We had a member of Congress almost murdered a couple of months ago in what was clearly an ideologically motivated attack. People are also very upset about the Trump administration’s atrocious environmental policies. Pruitt is arguably the face of that. There are also very rare but real instances of violence committed by environmental extremists. So I don’t dispute the need for some security. But absent some very clear evidence of a specific, credible and on-going threat, this big of a security effort can only be explained by an attempt to create the impression of a threat for political reasons or the desire to avoid ever coming into contact with peaceful protestors, something we’ve seen throughout the Trump administration.

The Department of Education is paying the US Marshals service $1 million a month to provide extensive security to Secretary Betsy Devos – a move that appears to stem from an aggressive protestor yelling at her earlier this year. According to The Washington Post, the Marshals Service is hiring nearly two dozen people to guard DeVos. In other words, it sounds comparable to Pruitt’s detail, though we don’t know specifics about whether it’s around the clock protection or just how many people guard her at any one time.

According to the Post, before DeVos, the last cabinet secretary to be protected by the Marshals Service was the Director of the Office of National Drug Control Policy, commonly known as the drug czar (The drug czar no longer has cabinet rank). Federal judges and law enforcement officials facing direct and specific threats to their lives generally make due with far less security.
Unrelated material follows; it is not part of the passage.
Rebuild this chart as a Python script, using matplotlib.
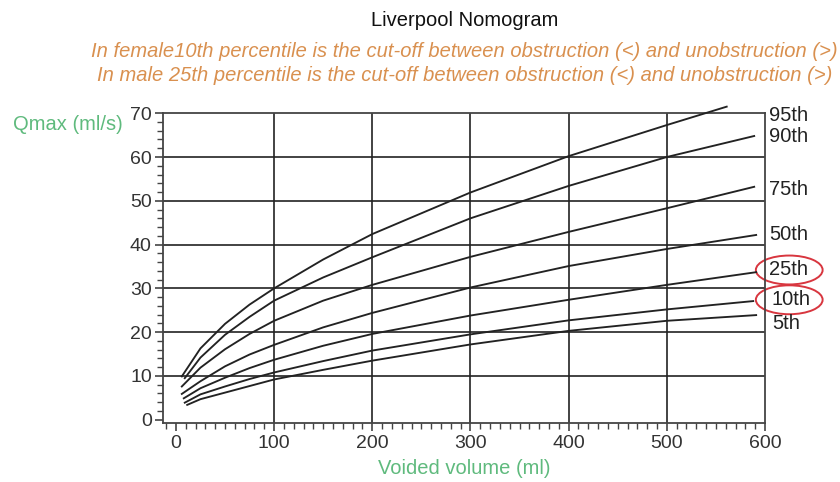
import matplotlib
matplotlib.use("Agg")
import matplotlib.pyplot as plt
from matplotlib.patches import Ellipse
from matplotlib.ticker import MultipleLocator

plt.rcParams['font.family'] = ['Liberation Sans', 'DejaVu Sans']

# значения (объём мл -> Qmax мл/с)
vol = [25, 50, 75, 100, 150, 200, 300, 400, 500]
p95 = [16.3, 21.9, 26.3, 30.0, 36.6, 42.4, 51.9, 60.2, 67.3]
p90 = [14.2, 19.4, 23.5, 27.2, 32.5, 37.1, 46.0, 53.4, 60.0]
p75 = [11.9, 16.1, 19.6, 22.6, 27.2, 30.8, 37.2, 42.9, 48.3]
p50 = [8.8, 12.2, 14.9, 17.1, 21.1, 24.4, 30.2, 35.1, 39.0]
p25 = [7.2, 9.6, 11.8, 13.7, 16.9, 19.6, 23.8, 27.4, 30.8]
p10 = [5.8, 7.6, 9.3, 10.8, 13.4, 15.8, 19.5, 22.7, 25.2]
p5 = [4.7, 6.2, 7.7, 9.2, 11.4, 13.5, 17.2, 20.3, 22.6]

# начало и конец каждой кривой
starts = {'95th': (6, 9.9), '90th': (9, 9.5), '75th': (6, 7.6), '50th': (6, 5.9),
          '25th': (8, 4.9), '10th': (9, 3.9), '5th': (11.5, 3.4)}
ends = {'95th': (561, 71.5), '90th': (589, 64.8), '75th': (589, 53.2), '50th': (591, 42.2),
        '25th': (591, 33.7), '10th': (588, 27.1), '5th': (591, 23.9)}
curves = {'95th': p95, '90th': p90, '75th': p75, '50th': p50, '25th': p25, '10th': p10, '5th': p5}

# подписи справа (позиция по оси y)
label_y = {'95th': 69.4, '90th': 64.6, '75th': 52.5, '50th': 42.2, '25th': 34.2, '10th': 27.4, '5th': 22.0}
circled = ['25th', '10th']

x_grid = [100, 200, 300, 400, 500]
y_grid = [10, 20, 30, 40, 50, 60]

orange = '#d9904f'
green = '#5fba7d'
dark = '#222222'

fig = plt.figure(figsize=(8.4, 4.82), dpi=100)
ax = fig.add_axes([0.194, 0.1214, 0.7167, 0.6437])

for v in x_grid:
    ax.axvline(v, color=dark, lw=1.2, zorder=1)
for v in y_grid:
    ax.axhline(v, color=dark, lw=1.2, zorder=1)

for name, vals in curves.items():
    xs = [starts[name][0]] + vol + [ends[name][0]]
    ys = [starts[name][1]] + vals + [ends[name][1]]
    ax.plot(xs, ys, color=dark, lw=1.35, clip_on=False, zorder=3)
    tx = 607 if name in ['10th', '5th'] else 604
    ax.text(tx, label_y[name], name, fontsize=14.5, color=dark, va='center', ha='left', clip_on=False)

for name in circled:
    e = Ellipse((624.7, label_y[name]), 68, 6.6, fill=False, edgecolor='#d8363f', lw=1.4, clip_on=False)
    ax.add_patch(e)

ax.set_xlim(-13.2, 600)
ax.set_ylim(-0.85, 70)
ax.xaxis.set_major_locator(MultipleLocator(100))
ax.xaxis.set_minor_locator(MultipleLocator(10))
ax.yaxis.set_major_locator(MultipleLocator(10))
ax.yaxis.set_minor_locator(MultipleLocator(2))
ax.tick_params(which='major', length=6, width=1.2, color='#444444', labelsize=14, labelcolor='#333333', pad=2)
ax.tick_params(which='minor', length=4, width=1.0, color='#444444')
for s in ax.spines.values():
    s.set_color('#444444')
    s.set_linewidth(1.3)

fig.text(0.553, 0.958, 'Liverpool Nomogram', ha='center', va='center', fontsize=14.5, color='#111111')
fig.text(0.553, 0.894, 'In female10th percentile is the cut-off between obstruction (<) and unobstruction (>)',
         ha='center', va='center', fontsize=14.5, color=orange, style='italic')
fig.text(0.553, 0.843, 'In male 25th percentile is the cut-off between obstruction (<) and unobstruction (>)',
         ha='center', va='center', fontsize=14.5, color=orange, style='italic')
fig.text(0.016, 0.742, 'Qmax (ml/s)', ha='left', va='center', fontsize=14.5, color=green)
fig.text(0.553, 0.027, 'Voided volume (ml)', ha='center', va='center', fontsize=14.5, color=green)

fig.savefig('out.png', dpi=100)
This is a delicate topic. We can’t know the particular threats these people face. Nor should we discount the fact that there is some real risk for prominent public officials during this fractious era in our politics. But given the Trump administration’s broader push to whip up fear of ‘left-wing violence’, the most plausible explanation for what seems like comical levels of security for relatively obscure cabinet secretaries seems to be what I described above: an effort to whip up fear of largely non-existent anti-Trump violence and to be spared the annoyance and mortification of coming into contact with peaceful protestors.